_CHALLENGE_: Set down, exactly as written, the lines from the top of the data to the line that holds "import plotly.graph_objects as go", and omit the pictures.

_EXTRACTED ENTRIES_:
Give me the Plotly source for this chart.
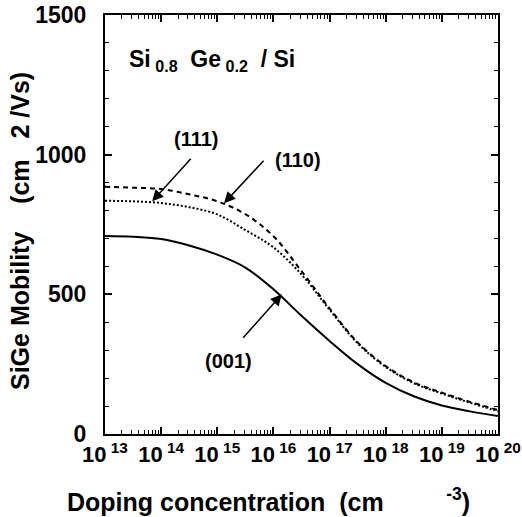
import plotly.graph_objects as go

# log10 of doping concentration (cm^-3)
log_doping = [13, 13.5, 14, 14.5, 15, 15.5, 16, 16.5, 17, 17.5, 18, 18.5, 19, 19.5, 20]
mob_001 = [709, 706, 698, 675, 642, 596, 518, 423, 333, 250, 183, 135, 102, 81, 64]
mob_110 = [885, 882, 877, 858, 833, 787, 708, 583, 450, 328, 243, 185, 148, 115, 86]
mob_111 = [835, 833, 827, 812, 786, 730, 668, 571, 445, 325, 240, 182, 145, 112, 82]

x_tick_exps = [13, 14, 15, 16, 17, 18, 19, 20]
y_tick_vals = [0, 500, 1000, 1500]

doping = [10.0 ** v for v in log_doping]
FONT = "Liberation Sans, Arial, Helvetica, sans-serif"
NB = "\u00a0"

fig = go.Figure()
fig.add_trace(go.Scatter(x=doping, y=mob_001, mode="lines", line=dict(color="black", width=2, shape="spline")))
fig.add_trace(go.Scatter(x=doping, y=mob_111, mode="lines", line=dict(color="black", width=2, dash="2px,2px", shape="spline")))
fig.add_trace(go.Scatter(x=doping, y=mob_110, mode="lines", line=dict(color="black", width=2, dash="5px,4px", shape="spline")))

minor_x = [m * 10.0 ** e for e in x_tick_exps[:-1] for m in range(2, 10)]

fig.update_xaxes(
    type="log", range=[13, 20], automargin=False,
    tickvals=[10.0 ** e for e in x_tick_exps],
    ticktext=[f"10<sup> {e}</sup>" for e in x_tick_exps],
    ticks="inside", ticklen=7, tickwidth=1.5, tickcolor="black",
    minor=dict(tickvals=minor_x, ticks="inside", ticklen=4, tickwidth=1, tickcolor="black"),
    showline=True, linewidth=2, linecolor="black", mirror="ticks",
    showgrid=False, zeroline=False,
    tickfont=dict(family=FONT, size=22, color="black", weight="bold"),
)
fig.update_yaxes(
    range=[0, 1500], automargin=False,
    tickvals=y_tick_vals,
    ticks="inside", ticklen=7, tickwidth=1.5, tickcolor="black",
    minor=dict(dtick=100, ticks="inside", ticklen=4, tickwidth=1, tickcolor="black"),
    showline=True, linewidth=2, linecolor="black", mirror="ticks",
    showgrid=False, zeroline=False, ticklabelstandoff=12,
    tickfont=dict(family=FONT, size=23, color="black", weight="bold"),
)

ann_font = dict(family=FONT, size=20, color="black", weight="bold")
big_font = dict(family=FONT, size=23, color="black", weight="bold")
title_font = dict(family=FONT, size=25, color="black", weight="bold")
annotations = [
    dict(text=f"Si<sub>{NB}0.8</sub>{NB}{NB}Ge<sub>{NB}0.2</sub>{NB}{NB}/ Si", xref="paper", yref="paper",
         x=(127 - 105) / 393, y=(434 - 60) / 419, xanchor="left", yanchor="middle",
         showarrow=False, font=big_font),
    dict(text="(111)", xref="x", yref="y", x=13.0 + (196 - 105) / 56.14, y=(434 - 140) / 139 * 500,
         showarrow=False, font=ann_font),
    dict(text="(110)", xref="x", yref="y", x=13.0 + (298 - 105) / 56.14, y=(434 - 161) / 139 * 500,
         showarrow=False, font=ann_font),
    dict(text="(001)", xref="x", yref="y", x=13.0 + (228 - 105) / 56.14, y=(434 - 361) / 139 * 500,
         showarrow=False, font=ann_font),
    dict(text="", xref="x", yref="y", x=13.84, y=833, ax=40, ay=-44, showarrow=True,
         arrowhead=2, arrowsize=1.5, arrowwidth=1.5, arrowcolor="black"),
    dict(text="", xref="x", yref="y", x=15.12, y=826, ax=41, ay=-44, showarrow=True,
         arrowhead=2, arrowsize=1.5, arrowwidth=1.5, arrowcolor="black"),
    dict(text="", xref="x", yref="y", x=16.15, y=500, ax=-40, ay=45, showarrow=True,
         arrowhead=2, arrowsize=1.5, arrowwidth=1.5, arrowcolor="black"),
    dict(text="Doping concentration" + NB * 2 + "(cm" + NB * 9 + "<sup>-3</sup>)",
         xref="paper", yref="paper", x=(65 - 105) / 393, y=(434 - 500) / 419,
         xanchor="left", yanchor="middle", showarrow=False, font=title_font),
    dict(text="SiGe Mobility" + NB * 4 + "(cm" + NB * 3 + "2 /Vs)", xref="paper", yref="paper",
         x=(20 - 105) / 393, y=(434 - 231) / 419, xanchor="center", yanchor="middle",
         textangle=-90, showarrow=False, font=title_font),
]

fig.update_layout(
    width=522, height=517,
    margin=dict(l=105, r=24, t=15, b=83),
    paper_bgcolor="white", plot_bgcolor="white",
    showlegend=False,
    annotations=annotations,
    font=dict(family=FONT, color="black"),
)

fig.write_html("out.html")
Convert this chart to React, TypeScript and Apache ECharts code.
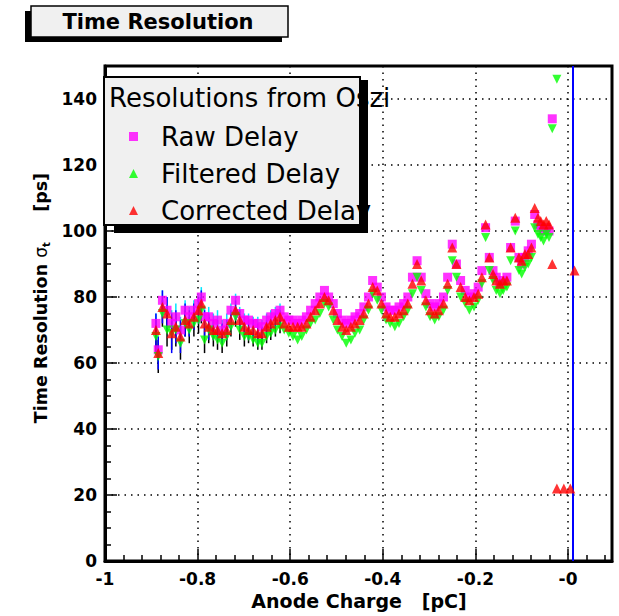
import React, { useEffect, useRef } from "react";
import * as echarts from "echarts";

// ---- data ----
const anodeCharge = [
  -0.890, -0.885, -0.876, -0.866, -0.856, -0.847, -0.837, -0.827, -0.818, -0.808,
  -0.798, -0.792, -0.785, -0.776, -0.766, -0.757, -0.747, -0.737, -0.728, -0.718,
  -0.709, -0.699, -0.690, -0.680, -0.670, -0.661, -0.651, -0.642, -0.632, -0.622,
  -0.613, -0.603, -0.594, -0.584, -0.575, -0.565, -0.556, -0.546, -0.536, -0.526,
  -0.517, -0.507, -0.498, -0.488, -0.479, -0.469, -0.460, -0.450, -0.441, -0.431,
  -0.422, -0.412, -0.403, -0.393, -0.384, -0.374, -0.365, -0.355, -0.346, -0.336,
  -0.326, -0.317, -0.307, -0.298, -0.288, -0.279, -0.269, -0.260, -0.250, -0.241,
  -0.232, -0.222, -0.213, -0.203, -0.194, -0.186, -0.178, -0.170, -0.162, -0.155,
  -0.147, -0.140, -0.132, -0.124, -0.114, -0.106, -0.100, -0.093, -0.086, -0.079,
  -0.072, -0.065, -0.059, -0.053, -0.047, -0.041, -0.034, -0.024, -0.009, 0.005,
  0.014,
];
const rawDelay = [
  72, 64, 79, 76, 72, 74, 70, 76, 74, 76,
  78, 80, 74, 74, 72, 73, 70, 72, 76, 79,
  75, 73, 73, 72, 72, 71, 73, 74, 75, 76,
  74, 73, 73, 72, 73, 74, 76, 78, 80, 82,
  80, 78, 75, 73, 72, 73, 74, 75, 77, 80,
  85, 83, 80, 77, 76, 76, 77, 78, 80, 86,
  91, 86, 81, 78, 77, 78, 80, 86, 96, 90,
  85, 82, 80, 81, 83, 88, 101, 92, 88, 86,
  84, 85, 86, 95, 103, 92, 90, 92, 94, 96,
  105, 102, 101, 100, 101, 100, 134, null, null, null,
  null,
];
const filteredDelay = [
  68, 62, 75, 70, 69, 70, 66, 72, 70, 72,
  73, 76, 67, 70, 68, 67, 66, 68, 71, 74,
  70, 68, 68, 67, 66, 66, 68, 69, 70, 71,
  70, 69, 68, 67, 68, 70, 72, 73, 75, 78,
  77, 73, 70, 68, 66, 67, 69, 70, 73, 76,
  81, 79, 76, 73, 72, 71, 72, 74, 76, 81,
  86, 82, 77, 74, 73, 74, 76, 82, 91, 86,
  80, 78, 76, 77, 79, 84, 98, 88, 85, 82,
  81, 82, 83, 91, 100, 88, 87, 89, 90, 92,
  101, 99, 98, 97, 99, 98, 131, 146, null, null,
  null,
];
const correctedDelay = [
  70, 63, 77, 75, 69, 71, 68, 73, 72, 74,
  76, 78, 72, 71, 70, 70, 69, 70, 73, 76,
  73, 71, 70, 70, 69, 69, 71, 72, 73, 74,
  72, 71, 71, 71, 71, 72, 74, 76, 78, 80,
  79, 76, 73, 71, 70, 71, 72, 73, 75, 78,
  83, 82, 78, 75, 74, 74, 75, 76, 78, 84,
  90, 85, 79, 76, 75, 76, 78, 84, 95, 90,
  83, 80, 79, 80, 81, 86, 102, 92, 87, 85,
  84, 85, 85, 95, 104, 92, 91, 93, 93, 95,
  107, 104, 103, 102, 103, 102, 90, 22, 22, 22,
  88,
];
// errors visible only for the low-charge points
const rawErr = [3, 4, 3, 4, 4, 4, 4, 3, 3, 3, 3, 3, 3, 3, 3, 3, 3, 3, 2, 2, 2, 2, 2, 2, 2, 2, 2, 2, 2, 2];
const filteredErr = [5, 5, 4, 5, 5, 5, 5, 4, 4, 4, 4, 4, 4, 4, 3, 3, 3, 3, 3, 3, 3, 3, 2, 2, 2, 2, 2, 2, 2, 2];
const correctedErr = [5, 5, 5, 5, 6, 5, 5, 5, 4, 4, 4, 4, 4, 4, 3, 3, 3, 3, 3, 3, 3, 3, 3, 3, 3, 2, 2, 2, 2, 2];

const xTickValues = [-1, -0.8, -0.6, -0.4, -0.2, 0];
const xTickLabels = ["-1", "-0.8", "-0.6", "-0.4", "-0.2", "-0"];
const yTickValues = [0, 20, 40, 60, 80, 100, 120, 140];
const yTickLabels = ["0", "20", "40", "60", "80", "100", "120", "140"];
const markerLineX = 0.014;

const seriesNames = ["Raw Delay", "Filtered Delay", "Corrected Delay"];

const pts = (ys: (number | null)[]) =>
  anodeCharge.map((x, i) => [x, ys[i]]).filter((p) => p[1] !== null);

const errPts = (ys: (number | null)[], errs: number[]) =>
  errs.map((e, i) => [anodeCharge[i], ys[i], e]);

const errSeries = (ys: (number | null)[], errs: number[], color: string) => ({
  type: "custom",
  silent: true,
  clip: true,
  data: errPts(ys, errs),
  renderItem: (params: any, api: any) => {
    const x = api.value(0);
    const y = api.value(1);
    const e = api.value(2);
    const p1 = api.coord([x, y - e]);
    const p2 = api.coord([x, y + e]);
    return {
      type: "line",
      shape: { x1: p1[0], y1: p1[1], x2: p2[0], y2: p2[1] },
      style: { stroke: color, lineWidth: 1.5 },
    };
  },
});

const FONT = "DejaVu Sans";

export default function App() {
  const ref = useRef<HTMLDivElement>(null);
  useEffect(() => {
    if (!ref.current) return;
    const chart = echarts.init(ref.current, null, { renderer: "svg" });
    const option: any = {
      animation: false,
      backgroundColor: "#ffffff",
      grid: {
        left: 105,
        right: 7,
        top: 66,
        bottom: 55,
        show: true,
        borderColor: "#000",
        borderWidth: 3,
        backgroundColor: "#ffffff",
      },
      xAxis: {
        type: "value",
        min: -1,
        max: 0.095,
        interval: 0.2,
        axisLine: { show: true, onZero: false, lineStyle: { color: "#000", width: 3 } },
        axisTick: { show: true, inside: true, length: 12, lineStyle: { color: "#000", width: 1.5 } },
        minorTick: { show: true, splitNumber: 5, length: 6, lineStyle: { color: "#000", width: 1.5 } },
        splitLine: { show: true, lineStyle: { color: "#000", width: 1.5, type: [1.5, 5] } },
        axisLabel: {
          color: "#000",
          fontFamily: FONT,
          fontWeight: "bold",
          fontSize: 17,
          margin: 9,
          showMaxLabel: false,
          formatter: (v: number) => {
            const i = xTickValues.findIndex((t) => Math.abs(t - v) < 1e-6);
            return i >= 0 ? xTickLabels[i] : "";
          },
        },
      },
      yAxis: {
        type: "value",
        min: 0,
        max: 150,
        interval: 20,
        axisLine: { show: true, onZero: false, lineStyle: { color: "#000", width: 3 } },
        axisTick: { show: true, inside: true, length: 12, lineStyle: { color: "#000", width: 1.5 } },
        minorTick: { show: true, splitNumber: 4, length: 6, lineStyle: { color: "#000", width: 1.5 } },
        splitLine: { show: true, lineStyle: { color: "#000", width: 1.5, type: [1.5, 5] } },
        axisLabel: {
          color: "#000",
          fontFamily: FONT,
          fontWeight: "bold",
          fontSize: 17,
          margin: 8,
          showMaxLabel: false,
          formatter: (v: number) => {
            const i = yTickValues.findIndex((t) => Math.abs(t - v) < 1e-6);
            return i >= 0 ? yTickLabels[i] : "";
          },
        },
      },
      legend: {
        show: true,
        orient: "vertical",
        left: 124,
        top: 118,
        z: 30,
        selectedMode: false,
        itemGap: 10,
        itemWidth: 9,
        itemHeight: 9,
        data: seriesNames,
        textStyle: {
          fontFamily: FONT,
          fontSize: 26,
          lineHeight: 27,
          color: "#000",
          padding: [0, 0, 0, 18],
        },
      },
      graphic: [
        // title box
        { type: "rect", z: 20, shape: { x: 25, y: 11, width: 257, height: 31 }, style: { fill: "#000" } },
        {
          type: "rect",
          z: 21,
          shape: { x: 31, y: 6, width: 257, height: 31 },
          style: { fill: "#f0f0f0", stroke: "#000", lineWidth: 1.5 },
        },
        {
          type: "text",
          z: 22,
          x: 158,
          y: 22,
          style: {
            text: "Time Resolution",
            fontFamily: FONT,
            fontWeight: "bold",
            fontSize: 21,
            fill: "#000",
            align: "center",
            verticalAlign: "middle",
          },
        },
        // legend box
        { type: "rect", z: 20, shape: { x: 114, y: 80, width: 254, height: 153 }, style: { fill: "#000" } },
        {
          type: "rect",
          z: 21,
          shape: { x: 104, y: 77, width: 256, height: 148 },
          style: { fill: "#f0f0f0", stroke: "#000", lineWidth: 2 },
        },
        {
          type: "text",
          z: 22,
          x: 109,
          y: 98,
          style: {
            text: "Resolutions from Oszi",
            fontFamily: FONT,
            fontSize: 26,
            fill: "#000",
            align: "left",
            verticalAlign: "middle",
          },
        },
        // axis titles
        {
          type: "text",
          z: 22,
          x: 359,
          y: 601,
          style: {
            text: "Anode Charge   [pC]",
            fontFamily: FONT,
            fontWeight: "bold",
            fontSize: 19,
            fill: "#000",
            align: "center",
            verticalAlign: "middle",
          },
        },
        {
          type: "text",
          z: 22,
          x: 41,
          y: 298,
          rotation: Math.PI / 2,
          style: {
            text: "{a|Time Resolution }{b|σ}{c|t}{a|     [ps]}",
            fill: "#000",
            align: "center",
            verticalAlign: "middle",
            rich: {
              a: { fontFamily: FONT, fontWeight: "bold", fontSize: 17.5, fill: "#000" },
              b: { fontFamily: FONT, fontSize: 17, fill: "#000" },
              c: { fontFamily: FONT, fontWeight: "bold", fontSize: 10, fill: "#000", padding: [10, 0, 0, 0] },
            },
          },
        },
      ],
      series: [
        errSeries(rawDelay, rawErr, "#00e5ff"),
        {
          name: seriesNames[0],
          type: "scatter",
          symbol: "rect",
          symbolSize: 9,
          itemStyle: { color: "#ff00ff" },
          data: pts(rawDelay),
          z: 3,
        },
        errSeries(filteredDelay, filteredErr, "#000000"),
        {
          name: seriesNames[1],
          type: "scatter",
          symbol: "triangle",
          symbolRotate: 180,
          symbolSize: 9,
          itemStyle: { color: "#00ff00" },
          data: pts(filteredDelay),
          z: 4,
        },
        errSeries(correctedDelay, correctedErr, "#0000ff"),
        {
          name: seriesNames[2],
          type: "scatter",
          symbol: "triangle",
          symbolSize: 10,
          itemStyle: { color: "#ff0000" },
          data: pts(correctedDelay),
          z: 5,
          markLine: {
            silent: true,
            symbol: "none",
            label: { show: false },
            lineStyle: { color: "#0000ff", width: 2, type: "solid" },
            data: [{ xAxis: markerLineX }],
          },
        },
      ],
    };
    chart.setOption(option);
    return () => chart.dispose();
  }, []);
  return (
    <div
      ref={ref}
      style={{ position: "fixed", left: 0, top: 0, width: 619, height: 616 }}
    />
  );
}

_WORKED ANSWER_:
Give me the Plotly source for this chart.
import plotly.graph_objects as go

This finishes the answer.